Van Gogh's famously tormented life came to an end in July 1890, two days after a self-inflicted gun wound. Two years before that, in an eerily prescient comment, he wrote, "A lot of money is paid for a painter's work once he's dead." This has proved to be dramatically so in the case of Van Gogh himself whose works, which found no buyers in his lifetime, now change hands for tens of millions of pounds.

As a young man, Van Gogh spent some time in London. He arrived first in June 1873 and stayed for more than a year, working as an assistant at the international art dealers Goupil and Co. It was during this period that he lodged in Hackford Road, Vauxhall with a Mrs Loyer. He fell in love with his landlady's daughter and was much hurt when she rejected him.

After a period with Goupil's in Paris, Van Gogh returned to England in the spring of 1876 and, after teaching in Ramsgate, lived and worked in Isleworth in Middlesex where a local clergyman employed him as an occasional teacher and preacher.

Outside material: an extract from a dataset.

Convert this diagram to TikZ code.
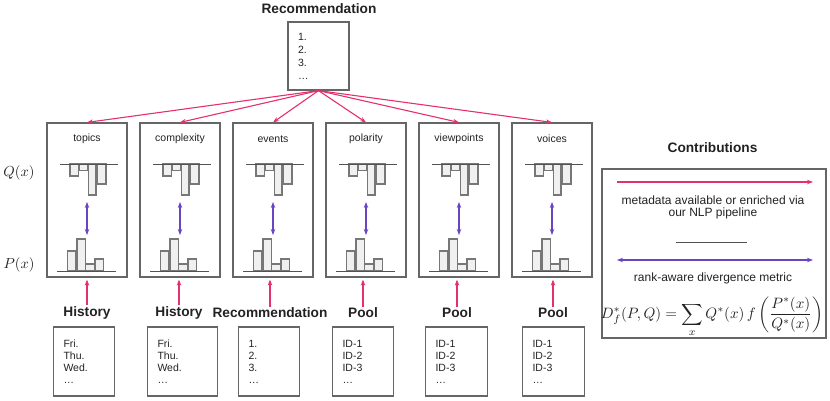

Van Gogh went back to Holland in January 1877 to study theology and it was not until the early 1880s that he began to work on his painting in earnest. In 1886 he moved to Paris and came to know artists like Degas, Toulouse-Lautrec and Paul Gauguin but the depression that had haunted him all his life overtook him. He spent time in a mental asylum in the south of France and was under the care of a psychiatrist called Paul Gachet, subject of one of his most famous portraits, when he finally ended his life.